First, let us take a look at the survival distribution of female per Pclass. If you look closely, in ‘Pclass 1’ almost all the female survived except 3. Similarly, in ‘Pclass 2’ almost all the female survived except 6. However, in ‘Pclass 3’ there is an equal distribution of female survivors/non-survivors, i.e. 72/72. With this information, we can certainly say that the survival rate of female passengers is biased by the ticket class they are in.

Next, let us look at the survival distribution of male per Pclass. In this case, the pattern isn’t quite distinguishable but if you take the total number of male passengers in account, it certainly becomes easier. In ‘Pclass 1’, 77 male passengers lost their lives out of the total 122 (~63% mortality rate). Similarly, in ‘Pclass 2’, 91 male passengers lost their lives out of the total 108 (~84% mortality rate). Finally, in ‘Pclass 3’, 300 male passengers lost their lives out of the total 347 (~86% mortality rate). With this information, we can only say that the survival rate of male passengers is not biased by the ticket class they are in.

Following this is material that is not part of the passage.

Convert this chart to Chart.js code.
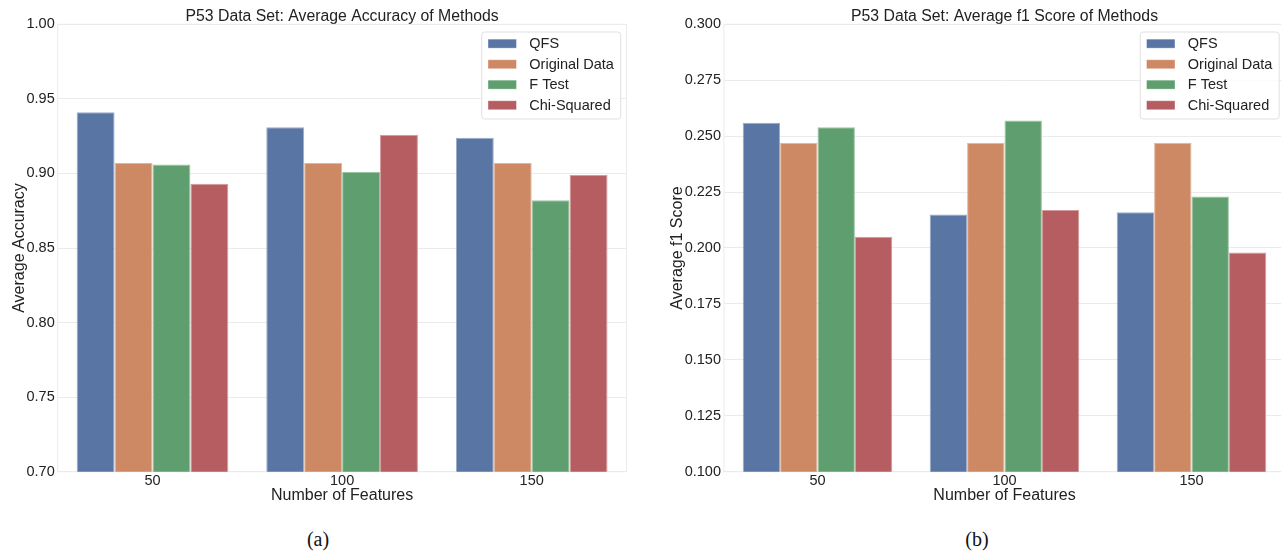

We successfully answered all three of our questions based on the available data. We know it is hard to write ‘maybe’ as an answer but we just don’t have the necessary amount of insight to give a bold ‘Yes’ or ‘No’ answer.

By the way, did you realize that we just tied up multiple analysis together to frame/answer questions that were completely out of the picture at the beginning of the analysis. This is what EDA is all about and the approach you take to analyze a dataset is very important.